The grating includes a light transmission portion (hereinafter referred to as “slit width”) and a light shielding portion (hereinafter referred to as “grid”), and thereby light incident on the grating is divided into several light beams. This allows the diffraction grating to be irradiated by the light beams having spatial coherence. The diffraction grating diffracts light from a source grating, and forms an interference pattern according to the Talbot effect. A light detector detects the light from the diffraction grating. In a grating-based X-ray phase contrast imaging system, an X-ray absorbing grating shall be arranged behind an X-ray source. A portion (grid) of the X-ray absorbing grating in which a heavy metal is filled absorbs X rays, and X rays transmit through the other portion (grating slit) of the grating, such that the absorbing grating and the common grating X-ray source conjointly form an X-ray source having one-dimensional spatial coherence.

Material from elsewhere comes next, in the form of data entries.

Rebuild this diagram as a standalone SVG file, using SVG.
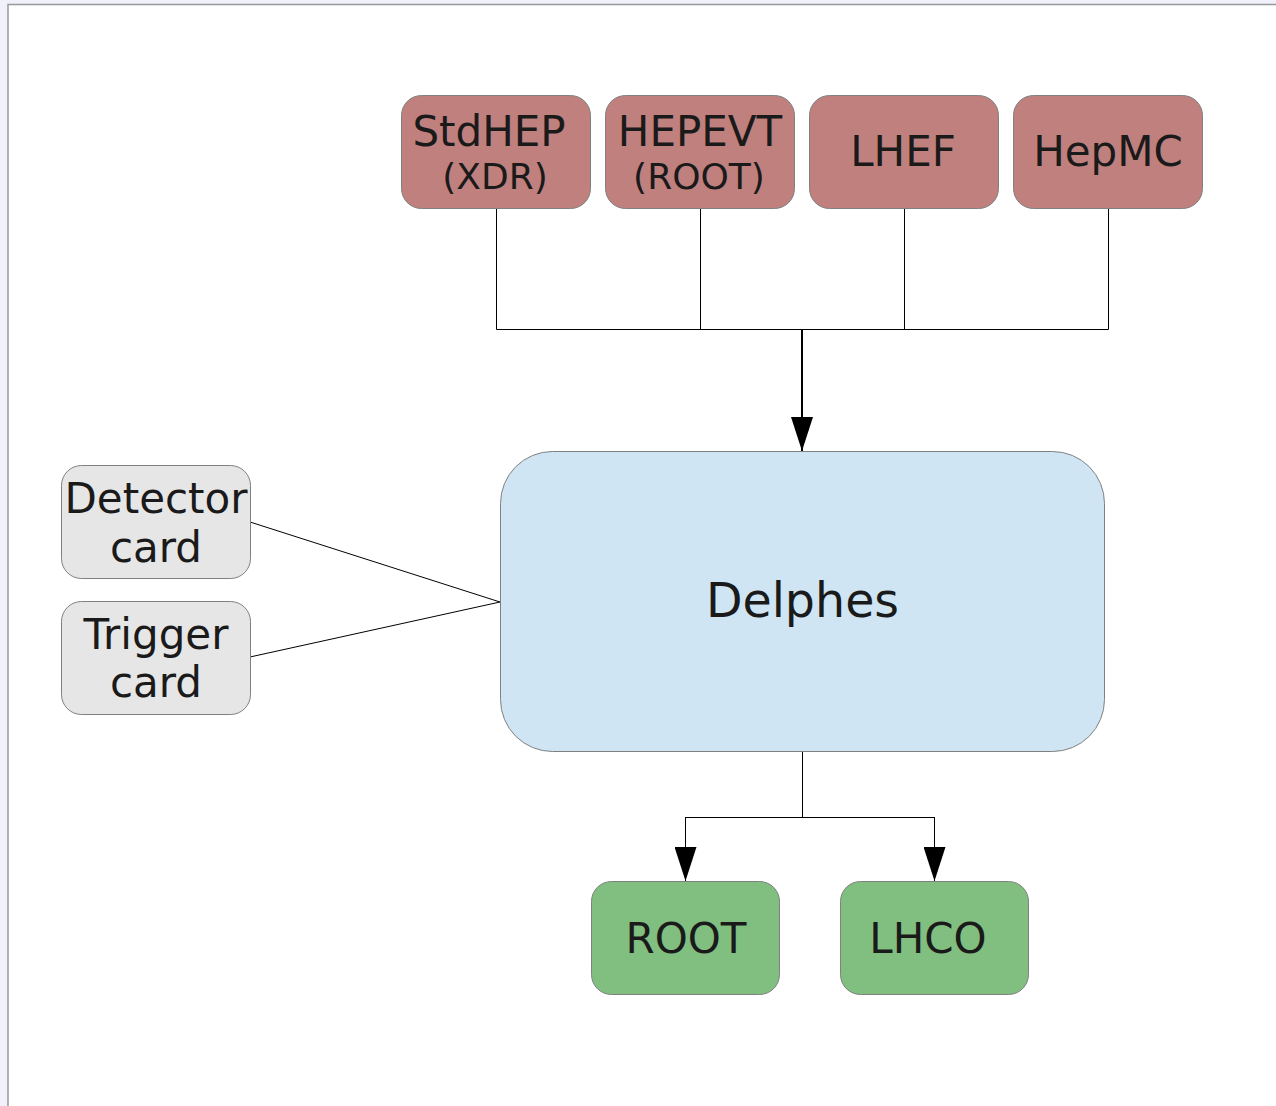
<svg xmlns="http://www.w3.org/2000/svg" width="1276" height="1106" viewBox="0 0 1276 1106">
<defs>
<style>
.t{font-family:"DejaVu Sans","Liberation Sans",sans-serif;fill:#1a1a1a;text-anchor:middle}
.src{fill:#c0807e;stroke:#808080;stroke-width:1}
.card{fill:#e6e6e6;stroke:#808080;stroke-width:1}
.out{fill:#80bf80;stroke:#808080;stroke-width:1}
.core{fill:#cfe5f3;stroke:#808080;stroke-width:1}
.thin{fill:none;stroke:#000;stroke-width:1}
.thick{fill:none;stroke:#000;stroke-width:2}
</style>
<marker id="ahd" viewBox="0 0 34 22" refX="34" refY="11" markerWidth="34" markerHeight="22" markerUnits="userSpaceOnUse" orient="auto">
<path d="M0,0 L34,11 L0,22 Z" fill="#000"/>
</marker>
</defs>
<rect x="0" y="0" width="1276" height="1106" fill="#f1f1fb"/>
<rect x="8" y="4.5" width="1270" height="1106" fill="#fff" stroke="#999" stroke-width="1.5"/>

<g id="connectors">
<path class="thin" d="M496.5,208 V329.5 M700.5,208 V329.5 M904.5,208 V329.5 M1108.5,208 V329.5 M496.5,329.5 H1108.5"/>
<path class="thick" d="M802,329 V451" marker-end="url(#ahd)"/>
<path class="thin" d="M250,522 L500,602 M250,657 L500,602"/>
<path class="thin" d="M802.5,752 V817.5 M685.5,817.5 H934.5"/>
<path class="thin" d="M685.5,817 V881" marker-end="url(#ahd)"/>
<path class="thin" d="M934.5,817 V881" marker-end="url(#ahd)"/>
</g>

<g id="stdhep">
<rect class="src" x="401.5" y="95.5" width="189" height="113" rx="20"/>
<text class="t" x="489" y="146" font-size="42">StdHEP</text>
<text class="t" x="495" y="189" font-size="36">(XDR)</text>
</g>
<g id="hepevt">
<rect class="src" x="605.5" y="95.5" width="189" height="113" rx="20"/>
<text class="t" x="700" y="146" font-size="42">HEPEVT</text>
<text class="t" x="699" y="189" font-size="36">(ROOT)</text>
</g>
<g id="lhef">
<rect class="src" x="809.5" y="95.5" width="189" height="113" rx="20"/>
<text class="t" x="903" y="166" font-size="42">LHEF</text>
</g>
<g id="hepmc">
<rect class="src" x="1013.5" y="95.5" width="189" height="113" rx="20"/>
<text class="t" x="1108" y="166" font-size="42">HepMC</text>
</g>

<g id="detector">
<rect class="card" x="61.5" y="465.5" width="189" height="113" rx="20"/>
<text class="t" x="156" y="513" font-size="42">Detector</text>
<text class="t" x="156" y="562" font-size="42">card</text>
</g>
<g id="trigger">
<rect class="card" x="61.5" y="601.5" width="189" height="113" rx="20"/>
<text class="t" x="156" y="649" font-size="42">Trigger</text>
<text class="t" x="156" y="697" font-size="42">card</text>
</g>

<g id="delphes">
<rect class="core" x="500.5" y="451.5" width="604" height="300" rx="52"/>
<text class="t" x="802.5" y="617" font-size="47.5">Delphes</text>
</g>

<g id="root">
<rect class="out" x="591.5" y="881.5" width="188" height="113" rx="20"/>
<text class="t" x="686" y="953" font-size="42">ROOT</text>
</g>
<g id="lhco">
<rect class="out" x="840.5" y="881.5" width="188" height="113" rx="20"/>
<text class="t" x="928" y="953" font-size="42">LHCO</text>
</g>
</svg>
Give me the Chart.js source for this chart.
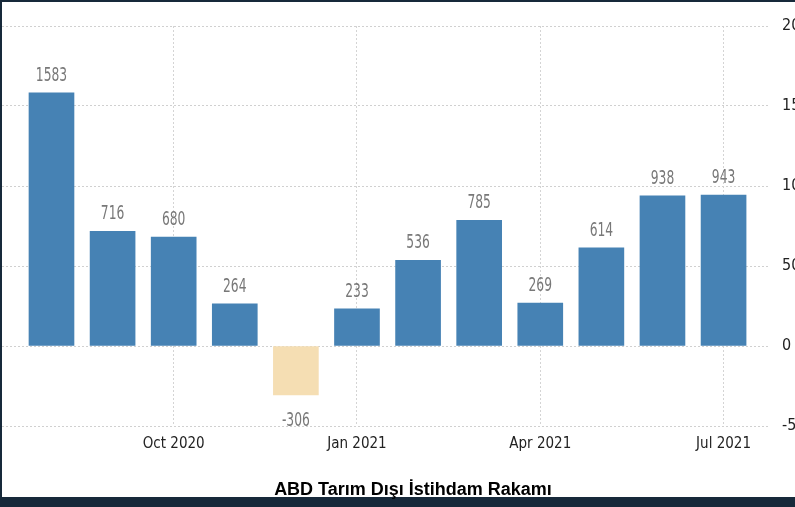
<!DOCTYPE html>
<html>
<head>
<meta charset="utf-8">
<script src="https://cdn.jsdelivr.net/npm/chart.js@4/dist/chart.umd.min.js"></script>
<style>
  html, body { margin: 0; padding: 0; background: #17293a; }
  #frame { position: relative; width: 795px; height: 507px; overflow: hidden; background: #17293a; }
  #paper { position: absolute; left: 2px; top: 2px; width: 793px; height: 495px; background: #fff; overflow: hidden; }
  #wrap { position: absolute; left: 0; top: 0; width: 830px; height: 495px; }
  #title { position: absolute; left: 0; width: 826px; top: 479px; text-align: center;
           font: bold 18px "Liberation Sans", Arial, sans-serif; color: #000; }
</style>
</head>
<body>
<div id="frame">
  <div id="paper">
    <div id="wrap"><canvas id="nfp"></canvas></div>
  </div>
  <div id="title">ABD Tarım Dışı İstihdam Rakamı</div>
</div>
<script>
// ── Data ──────────────────────────────────────────────────────
const months = ['Aug 2020', 'Sep 2020', 'Oct 2020', 'Nov 2020', 'Dec 2020', 'Jan 2021',
                'Feb 2021', 'Mar 2021', 'Apr 2021', 'May 2021', 'Jun 2021', 'Jul 2021'];
const payrolls = [1583, 716, 680, 264, -306, 233, 536, 785, 269, 614, 938, 943];
const tickMonths = ['Oct 2020', 'Jan 2021', 'Apr 2021', 'Jul 2021'];
const yTicks = [-500, 0, 500, 1000, 1500, 2000];

const POS = '#4682b4', NEG = '#f5deb3';
const NARROW = '"Liberation Sans Narrow", "DejaVu Sans Condensed", Arial, sans-serif';

// value labels above / below each bar (squeezed to look condensed)
const valueLabels = {
    id: 'valueLabels',
    afterDatasetsDraw(chart) {
        const ctx = chart.ctx;
        const meta = chart.getDatasetMeta(0);
        meta.data.forEach((bar, i) => {
            const v = payrolls[i];
            const y = v >= 0 ? bar.y - 12 : bar.y + 31;
            ctx.save();
            ctx.translate(bar.x, y);
            ctx.scale(0.72, 1);
            ctx.fillStyle = '#787878';
            ctx.font = '19px ' + NARROW;
            ctx.textAlign = 'center';
            ctx.textBaseline = 'alphabetic';
            ctx.fillText(String(v), 0, 0);
            ctx.restore();
        });
    }
};

new Chart(document.getElementById('nfp'), {
    type: 'bar',
    data: {
        datasets: [{
            data: payrolls.map((v, i) => ({ x: i, y: v })),
            backgroundColor: payrolls.map(v => v >= 0 ? POS : NEG),
            barThickness: 45,
        }],
    },
    options: {
        responsive: true, maintainAspectRatio: false, animation: false,
        layout: { padding: { top: 24, bottom: 31, left: 0, right: 0 } },
        plugins: { legend: { display: false }, tooltip: { enabled: false } },
        scales: {
            x: {
                type: 'linear', min: -0.81, max: 11.76, offset: false,
                afterBuildTicks: s => { s.ticks = tickMonths.map(m => ({ value: months.indexOf(m) })); },
                afterFit: s => { s.height = 40; },
                ticks: {
                    callback: v => months[v] || '',
                    color: '#222', font: { size: 15, family: NARROW }, padding: 9, maxRotation: 0,
                },
                grid: { color: '#d4d4d4', drawTicks: false, offset: false },
                border: { display: false, dash: [2, 2] },
            },
            y: {
                position: 'right', min: -500, max: 2000,
                afterBuildTicks: s => { s.ticks = yTicks.map(v => ({ value: v })); },
                afterFit: s => { s.width = 62; },
                ticks: { color: '#222', font: { size: 16, family: NARROW }, padding: 12,
                         callback: v => String(v) },
                grid: { color: '#d0d0d0', drawTicks: false },
                border: { display: false, dash: [2, 2] },
            },
        },
    },
    plugins: [valueLabels],
});
</script>
</body>
</html>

As known, as the radiation imaging technology continuously develops, a higher imaging precision is required and thereby components in imaging devices shall have more precise dimensions. For example, there is a high requirement on gratings in radiation imaging devices. Existing methods for manufacturing gratings mainly include mechanical ruling, laser holographic lithography and electron beam lithography. The mechanical ruling has very strict requirements and following disadvantages: long processing time, low precision, high production difficulty, and hard to rule sub-micron lines. The electron beam lithography is able to form nano-scale high resolution pattern, but has a very low efficiency and cannot form patterns with high aspect ratios. The laser holographic lithography is able to form gratings in deep sub-micron levels, but has a high control precision, high cost and low productivity.